## Directive:
The data below should be printed in full, exactly, and without any of its images.

◇ ◇ ◇ ◇

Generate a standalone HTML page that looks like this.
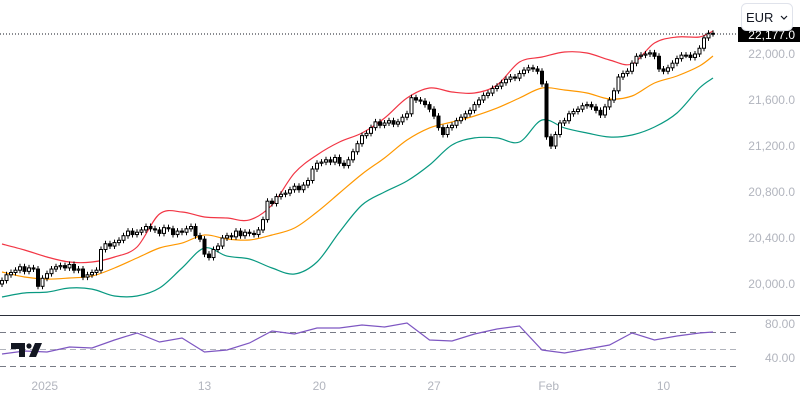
<!DOCTYPE html>
<html><head><meta charset="utf-8">
<style>
html,body{margin:0;padding:0;background:#fff;}
body{width:800px;height:400px;overflow:hidden;font-family:"Liberation Sans",sans-serif;}
svg text{font-family:"Liberation Sans",sans-serif;}
</style></head>
<body>
<svg id="chart" width="800" height="400" viewBox="0 0 800 400" xmlns="http://www.w3.org/2000/svg">
  <g id="rsi-guides">
    <line x1="0" y1="332.5" x2="737" y2="332.5" stroke="#787b86" stroke-dasharray="6,4"/>
    <line x1="0" y1="349.5" x2="737" y2="349.5" stroke="#b0b3bb" stroke-dasharray="6,4"/>
    <line x1="0" y1="366.5" x2="737" y2="366.5" stroke="#787b86" stroke-dasharray="6,4"/>
  </g>
  <line x1="0" y1="315.5" x2="800" y2="315.5" stroke="#2a2e39" stroke-width="1"/>
  <g id="bands"></g>
  <g id="candles"></g>
  <g id="rsi"></g>
  <g id="yaxis"></g>
  <g id="xaxis"></g>
  <line x1="0" y1="34" x2="738" y2="34" stroke="#131722" stroke-dasharray="1,2"/>
  <g>
    <rect x="738" y="27" width="62" height="15" fill="#000"/>
    <text x="795" y="39" text-anchor="end" font-size="12" fill="#fff">22,177.0</text>
  </g>
  <g>
    <rect x="741.5" y="3.5" width="51" height="27" rx="5" fill="#fff" stroke="#e0e3eb"/>
    <text x="746" y="22" font-size="13" fill="#131722">EUR</text>
    <path d="M781 16 l3 3 l3 -3" fill="none" stroke="#131722" stroke-width="1.2"/>
  </g>
  <g fill="#131722">
    <path d="M11 343 H25 V357 H19 V349 H11 Z"/>
    <circle cx="29" cy="346" r="2.6"/>
    <path d="M35 343 H42 L36 357 H29 Z"/>
  </g>
</svg>
<script>
const closes = [20030,20080,20100,20120,20150,20110,20140,20130,19980,20050,
20090,20130,20150,20160,20140,20170,20120,20130,20060,20080,
20100,20120,20300,20350,20330,20360,20380,20420,20460,20430,
20450,20470,20500,20480,20470,20440,20490,20480,20430,20460,
20450,20480,20500,20420,20390,20260,20230,20300,20330,20400,
20420,20410,20460,20420,20450,20440,20430,20470,20560,20720,
20700,20760,20780,20790,20820,20850,20820,20860,20900,21000,
21050,21060,21080,21060,21100,21050,21030,21080,21150,21220,
21290,21310,21360,21410,21380,21400,21420,21390,21410,21450,
21480,21620,21600,21590,21560,21520,21460,21360,21300,21360,
21380,21420,21450,21480,21510,21560,21600,21640,21660,21700,
21720,21750,21780,21800,21790,21830,21860,21880,21870,21850,
21740,21280,21200,21300,21400,21420,21480,21500,21520,21550,
21560,21540,21510,21470,21540,21600,21680,21800,21830,21850,
21920,21980,21990,22000,22010,21980,21870,21850,21880,21920,
21960,21990,21990,21970,22000,22050,22140,22180,22177];
const bandIdx = [0,5,10,15,20,25,30,35,40,45,50,55,60,65,70,75,80,85,90,95,100,105,110,115,120,125,130,135,140,145,150,155,158];
const upperBand = [20348,20296,20235,20191,20191,20235,20322,20609,20626,20583,20574,20557,20687,20965,21122,21235,21313,21443,21617,21704,21670,21661,21730,21930,21974,22017,22009,21948,21913,22096,22148,22148,22200];
const middleBand = [20104,20061,20043,20052,20069,20139,20226,20313,20356,20426,20391,20383,20426,20487,20626,20791,20956,21096,21252,21357,21409,21461,21530,21617,21704,21687,21661,21609,21635,21748,21809,21896,21983];
const lowerBand = [19887,19922,19930,19965,19956,19896,19896,19965,20139,20313,20243,20217,20139,20087,20191,20452,20687,20800,20896,21035,21209,21270,21270,21235,21426,21357,21313,21278,21296,21365,21487,21704,21791];
const rsiValues = [44.7,48.2,47.1,52.9,51.8,61.2,69.4,58.8,63.5,47.1,49.4,57.6,71.8,68.2,75.3,75.3,78.8,76.5,81.2,61.2,60,68.2,74.1,77.6,49.4,45.9,50.6,55.3,69.4,61.2,65.9,69.4,70.6];
const priceTicks = [22000,21600,21200,20800,20400,20000];
const rsiTicks = [80,40];
const timeLabels = ["2025","13","20","27","Feb","10"];
const timeLabelIdx = [9.5,45,70.5,96,121.5,147];

const NS="http://www.w3.org/2000/svg";
const xS = i => 2 + 4.5*i;
const yP = v => 54 + (22000 - v)*0.115;
const yR = v => 324 + (80 - v)*0.85;
function mk(tag, attrs, parent){const e=document.createElementNS(NS,tag);for(const k in attrs)e.setAttribute(k,attrs[k]);parent.appendChild(e);return e;}
function smooth(pts){
  let d='M'+pts[0][0].toFixed(1)+','+pts[0][1].toFixed(1);
  for(let i=0;i<pts.length-1;i++){
    const p0=pts[Math.max(0,i-1)],p1=pts[i],p2=pts[i+1],p3=pts[Math.min(pts.length-1,i+2)];
    const c1x=p1[0]+(p2[0]-p0[0])/6,c1y=p1[1]+(p2[1]-p0[1])/6;
    const c2x=p2[0]-(p3[0]-p1[0])/6,c2y=p2[1]-(p3[1]-p1[1])/6;
    d+=' C'+c1x.toFixed(1)+','+c1y.toFixed(1)+' '+c2x.toFixed(1)+','+c2y.toFixed(1)+' '+p2[0].toFixed(1)+','+p2[1].toFixed(1);
  }
  return d;
}

const bands=document.getElementById('bands');
[[upperBand,'#f23645','upper-band'],[middleBand,'#ff9800','middle-band'],[lowerBand,'#089981','lower-band']].forEach(([arr,col,nm])=>{
  const pts=arr.map((v,k)=>[xS(bandIdx[k]),yP(v)]);
  const p=mk('path',{d:smooth(pts),fill:'none',stroke:col,'stroke-width':1.2,'stroke-linejoin':'round'},bands);
  
  
});

const cg=document.getElementById('candles');
closes.forEach((c,i)=>{
  const o = i===0 ? 20000 : closes[i-1];
  const up = c>=o;
  const x=xS(i);
  const top=yP(Math.max(o,c)), bot=yP(Math.min(o,c));
  const g=mk('g',{},cg);
  
  
  mk('line',{x1:x,x2:x,y1:top-3,y2:bot+3,stroke:'#000','stroke-width':1},g);
  mk('rect',{x:x-1.5,y:top,width:3,height:Math.max(1,bot-top),fill:up?'#fff':'#000',stroke:'#000','stroke-width':1},g);
});

const rg=document.getElementById('rsi');
const rp=mk('polyline',{points:rsiValues.map((v,k)=>xS(bandIdx[k]).toFixed(1)+','+yR(v).toFixed(1)).join(' '),fill:'none',stroke:'#7e57c2','stroke-width':1.2},rg);



const ya=document.getElementById('yaxis');
priceTicks.forEach(v=>{
  const t=mk('text',{x:795,y:yP(v)+4,'text-anchor':'end','font-size':12,fill:'#b2b5be'},ya);
  t.textContent=v.toLocaleString('en-US',{minimumFractionDigits:1});
  
  
});
rsiTicks.forEach(v=>{
  const t=mk('text',{x:795,y:yR(v)+4,'text-anchor':'end','font-size':12,fill:'#b2b5be'},ya);
  t.textContent=v.toFixed(2);
  
  
});
const xa=document.getElementById('xaxis');
timeLabels.forEach((l,k)=>{
  const t=mk('text',{x:xS(timeLabelIdx[k]),y:390,'text-anchor':'middle','font-size':12,fill:'#b2b5be'},xa);
  t.textContent=l;
  
  
});
</script>
</body></html>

◇ ◇ ◇ ◇

## Answer to this exercise:
Generate a standalone HTML page that looks like this.
<!DOCTYPE html>
<html><head><meta charset="utf-8">
<style>
html,body{margin:0;padding:0;background:#fff;}
body{width:800px;height:400px;overflow:hidden;font-family:"Liberation Sans",sans-serif;}
svg text{font-family:"Liberation Sans",sans-serif;}
</style></head>
<body>
<svg id="chart" width="800" height="400" viewBox="0 0 800 400" xmlns="http://www.w3.org/2000/svg">
  <g id="rsi-guides">
    <line x1="0" y1="332.5" x2="737" y2="332.5" stroke="#787b86" stroke-dasharray="6,4"/>
    <line x1="0" y1="349.5" x2="737" y2="349.5" stroke="#b0b3bb" stroke-dasharray="6,4"/>
    <line x1="0" y1="366.5" x2="737" y2="366.5" stroke="#787b86" stroke-dasharray="6,4"/>
  </g>
  <line x1="0" y1="315.5" x2="800" y2="315.5" stroke="#2a2e39" stroke-width="1"/>
  <g id="bands"></g>
  <g id="candles"></g>
  <g id="rsi"></g>
  <g id="yaxis"></g>
  <g id="xaxis"></g>
  <line x1="0" y1="34" x2="738" y2="34" stroke="#131722" stroke-dasharray="1,2"/>
  <g>
    <rect x="738" y="27" width="62" height="15" fill="#000"/>
    <text x="795" y="39" text-anchor="end" font-size="12" fill="#fff">22,177.0</text>
  </g>
  <g>
    <rect x="741.5" y="3.5" width="51" height="27" rx="5" fill="#fff" stroke="#e0e3eb"/>
    <text x="746" y="22" font-size="13" fill="#131722">EUR</text>
    <path d="M781 16 l3 3 l3 -3" fill="none" stroke="#131722" stroke-width="1.2"/>
  </g>
  <g fill="#131722">
    <path d="M11 343 H25 V357 H19 V349 H11 Z"/>
    <circle cx="29" cy="346" r="2.6"/>
    <path d="M35 343 H42 L36 357 H29 Z"/>
  </g>
</svg>
<script>
const closes = [20030,20080,20100,20120,20150,20110,20140,20130,19980,20050,
20090,20130,20150,20160,20140,20170,20120,20130,20060,20080,
20100,20120,20300,20350,20330,20360,20380,20420,20460,20430,
20450,20470,20500,20480,20470,20440,20490,20480,20430,20460,
20450,20480,20500,20420,20390,20260,20230,20300,20330,20400,
20420,20410,20460,20420,20450,20440,20430,20470,20560,20720,
20700,20760,20780,20790,20820,20850,20820,20860,20900,21000,
21050,21060,21080,21060,21100,21050,21030,21080,21150,21220,
21290,21310,21360,21410,21380,21400,21420,21390,21410,21450,
21480,21620,21600,21590,21560,21520,21460,21360,21300,21360,
21380,21420,21450,21480,21510,21560,21600,21640,21660,21700,
21720,21750,21780,21800,21790,21830,21860,21880,21870,21850,
21740,21280,21200,21300,21400,21420,21480,21500,21520,21550,
21560,21540,21510,21470,21540,21600,21680,21800,21830,21850,
21920,21980,21990,22000,22010,21980,21870,21850,21880,21920,
21960,21990,21990,21970,22000,22050,22140,22180,22177];
const bandIdx = [0,5,10,15,20,25,30,35,40,45,50,55,60,65,70,75,80,85,90,95,100,105,110,115,120,125,130,135,140,145,150,155,158];
const upperBand = [20348,20296,20235,20191,20191,20235,20322,20609,20626,20583,20574,20557,20687,20965,21122,21235,21313,21443,21617,21704,21670,21661,21730,21930,21974,22017,22009,21948,21913,22096,22148,22148,22200];
const middleBand = [20104,20061,20043,20052,20069,20139,20226,20313,20356,20426,20391,20383,20426,20487,20626,20791,20956,21096,21252,21357,21409,21461,21530,21617,21704,21687,21661,21609,21635,21748,21809,21896,21983];
const lowerBand = [19887,19922,19930,19965,19956,19896,19896,19965,20139,20313,20243,20217,20139,20087,20191,20452,20687,20800,20896,21035,21209,21270,21270,21235,21426,21357,21313,21278,21296,21365,21487,21704,21791];
const rsiValues = [44.7,48.2,47.1,52.9,51.8,61.2,69.4,58.8,63.5,47.1,49.4,57.6,71.8,68.2,75.3,75.3,78.8,76.5,81.2,61.2,60,68.2,74.1,77.6,49.4,45.9,50.6,55.3,69.4,61.2,65.9,69.4,70.6];
const priceTicks = [22000,21600,21200,20800,20400,20000];
const rsiTicks = [80,40];
const timeLabels = ["2025","13","20","27","Feb","10"];
const timeLabelIdx = [9.5,45,70.5,96,121.5,147];

const NS="http://www.w3.org/2000/svg";
const xS = i => 2 + 4.5*i;
const yP = v => 54 + (22000 - v)*0.115;
const yR = v => 324 + (80 - v)*0.85;
function mk(tag, attrs, parent){const e=document.createElementNS(NS,tag);for(const k in attrs)e.setAttribute(k,attrs[k]);parent.appendChild(e);return e;}
function smooth(pts){
  let d='M'+pts[0][0].toFixed(1)+','+pts[0][1].toFixed(1);
  for(let i=0;i<pts.length-1;i++){
    const p0=pts[Math.max(0,i-1)],p1=pts[i],p2=pts[i+1],p3=pts[Math.min(pts.length-1,i+2)];
    const c1x=p1[0]+(p2[0]-p0[0])/6,c1y=p1[1]+(p2[1]-p0[1])/6;
    const c2x=p2[0]-(p3[0]-p1[0])/6,c2y=p2[1]-(p3[1]-p1[1])/6;
    d+=' C'+c1x.toFixed(1)+','+c1y.toFixed(1)+' '+c2x.toFixed(1)+','+c2y.toFixed(1)+' '+p2[0].toFixed(1)+','+p2[1].toFixed(1);
  }
  return d;
}

const bands=document.getElementById('bands');
[[upperBand,'#f23645','upper-band'],[middleBand,'#ff9800','middle-band'],[lowerBand,'#089981','lower-band']].forEach(([arr,col,nm])=>{
  const pts=arr.map((v,k)=>[xS(bandIdx[k]),yP(v)]);
  const p=mk('path',{d:smooth(pts),fill:'none',stroke:col,'stroke-width':1.2,'stroke-linejoin':'round'},bands);
  
  
});

const cg=document.getElementById('candles');
closes.forEach((c,i)=>{
  const o = i===0 ? 20000 : closes[i-1];
  const up = c>=o;
  const x=xS(i);
  const top=yP(Math.max(o,c)), bot=yP(Math.min(o,c));
  const g=mk('g',{},cg);
  
  
  mk('line',{x1:x,x2:x,y1:top-3,y2:bot+3,stroke:'#000','stroke-width':1},g);
  mk('rect',{x:x-1.5,y:top,width:3,height:Math.max(1,bot-top),fill:up?'#fff':'#000',stroke:'#000','stroke-width':1},g);
});

const rg=document.getElementById('rsi');
const rp=mk('polyline',{points:rsiValues.map((v,k)=>xS(bandIdx[k]).toFixed(1)+','+yR(v).toFixed(1)).join(' '),fill:'none',stroke:'#7e57c2','stroke-width':1.2},rg);



const ya=document.getElementById('yaxis');
priceTicks.forEach(v=>{
  const t=mk('text',{x:795,y:yP(v)+4,'text-anchor':'end','font-size':12,fill:'#b2b5be'},ya);
  t.textContent=v.toLocaleString('en-US',{minimumFractionDigits:1});
  
  
});
rsiTicks.forEach(v=>{
  const t=mk('text',{x:795,y:yR(v)+4,'text-anchor':'end','font-size':12,fill:'#b2b5be'},ya);
  t.textContent=v.toFixed(2);
  
  
});
const xa=document.getElementById('xaxis');
timeLabels.forEach((l,k)=>{
  const t=mk('text',{x:xS(timeLabelIdx[k]),y:390,'text-anchor':'middle','font-size':12,fill:'#b2b5be'},xa);
  t.textContent=l;
  
  
});
</script>
</body></html>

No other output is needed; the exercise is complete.